The Babe was a cynical old gentleman of twenty years of age, who played the banjo charmingly. In his less genial moments he spoke querulously of the monotony of the services of the Church of England, and of the hopeless respectability of M. Zola. His particular forte was dinner parties for six, skirt dancing and acting, and the performances of the duties of half-back at Rugby football. His dinner parties were selected with the utmost carelessness, his usual plan being to ask the first five people he met, provided he did not know them too intimately. With a wig of fair hair, hardly any rouge, and an ingénue dress, he was the image of Vesta Collins, and that graceful young lady might have practised before him, as before a mirror. But far the most remarkable point about the Babe, considering his outward appearance and other tastes, was his brilliance as a Rugby football player. He was extraordinarily quick with the ball, his passing was like a beautiful dream, and he dodged, as was universally known, like the devil. It was a sight for sore eyes to see the seraphic, smooth-faced Babe waltzing gaily about among rough-bearded barbarians, pretending to pass and doing nothing of the kind, dropping neatly out of what looked like the middle of the scrimmage, or flickering about in a crowd which seemed to be unable to touch him with a finger.

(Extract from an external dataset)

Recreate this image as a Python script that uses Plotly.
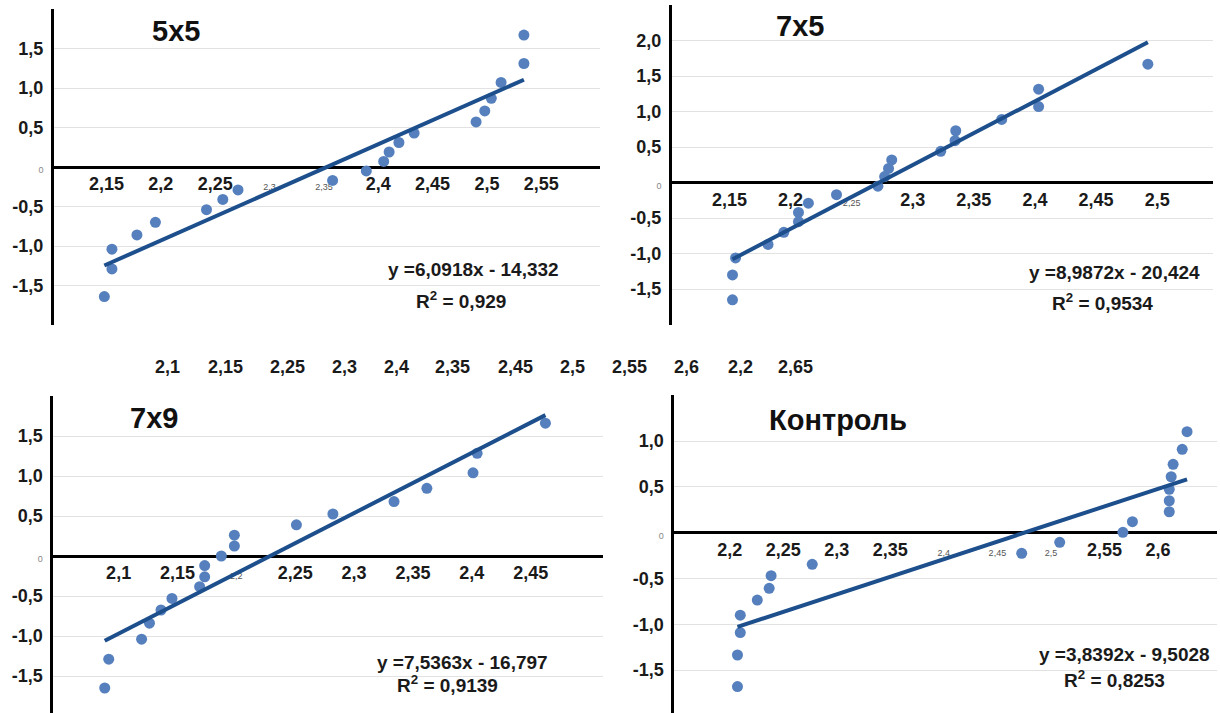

Last night the Babe had been completely in his element. His dinner party consisted of a rowing-blue, a man who had been sent down from Oxford, a Dean who was to preach the University sermon next day, and was the Babe’s uncle, Jack Marsden, a gentleman from Corpus, who had a very rosy chance, so said his friends, of representing Cambridge against Oxford at chess, and himself. Later on, Reggie and Ealing had come in, who with the help of the rowing man broke both his sofas; the gentleman from Oxford had insisted, to the obvious discomfort of the Dean, on talking to him about predestination, a subject of which the Dean seemed to know nothing whatever; the chess-man had played bézique with Jack, and the Babe had presided over them all with infantine cynicism. A little later on, when the Dean had gone away, he had danced a skirt-dance in a sheet and a night-gown, and they ended up the evening by what the Babe called “a set piece” from his window, consisting of a catherine wheel, and four Roman candles, not counting the rocket which exploded backwards through the Babe’s chandelier, narrowly missing the head of the man from Corpus, whose chance of getting his chess-blue would, if it had hit, have been totally extinguished. In order to lend verisimilitude to the proceedings Reggie had gone into the street and called “Oh-h-h-h,” at intervals, and as he had left his cap and gown in the Babe’s room, he was very promptly and properly proctorised.
The Babe breakfasted next morning at the civilised hour of ten, and observed with a faint smile that the rocket stick was deeply imbedded in the ceiling, and he ate his eggs and bacon with a serene sense of the successful incongruity of his little party the night before. The gentleman from Oxford who was staying with him had not yet appeared, but the Babe waited for no man, when he was hungry.
The furniture of his rooms was as various and as diverse as his accomplishments. Several of Mr. Aubrey Beardsley’s illustrations from the Yellow Book, clustering round a large photograph of Botticelli’s Primavera, which the Babe had never seen, hung above one of the broken sofas, and in his bookcase several numbers of the Yellow Book, which the Babe declared bitterly had turned grey in a single night, since the former artist had ceased to draw for it, were ranged side by side with Butler’s Analogies, Mr. Sponge’s Sporting Tour, and Miss Marie Corelli’s Barabbas. It is, however, only fair to the Babe to say that Bishop Butler’s volume had been part of the “set piece” for his Littlego, and that he referred to Miss Corelli as the arch humourist of English literature. A pair of dumb-bells, each weighing fifty-six pounds, stood by the fireplace, but these the Babe had never been known to use in order to further his muscular development; he only rolled them over the floor with the patient look of one who had the destinies of the world on his shoulders, whenever the lodger below played the piano. It may be remarked that the two were not on speaking terms.
“And herein,” said the Babe, when he explained the use of the dumb-bells the evening before, “herein lies half the bitterness of human life.”
He was pressed to explain further, but only replied sadly,
“So near and yet so far,” and showed how it was possible to imitate the experience of a sea-sick passenger on the channel, by means of “that simple, and I may add, delicious fruit, the common orange.”
It was a most realistic and spirited performance, and all that the Dean could do was to ejaculate feebly, “Do stop, Babe,” between his spasms of laughter.
The Babe had finished his breakfast, which he ate with a good appetite, heartily, before the gentleman from Oxford appeared, and proceeded to skim the Sunday Times. When he did appear he looked a little disconsolately at the breakfast table, and lifting up a dish-cover found some cold bacon, at which he blanched visibly, and demanded soda water.
“What did you eat for breakfast, Babe?” he asked.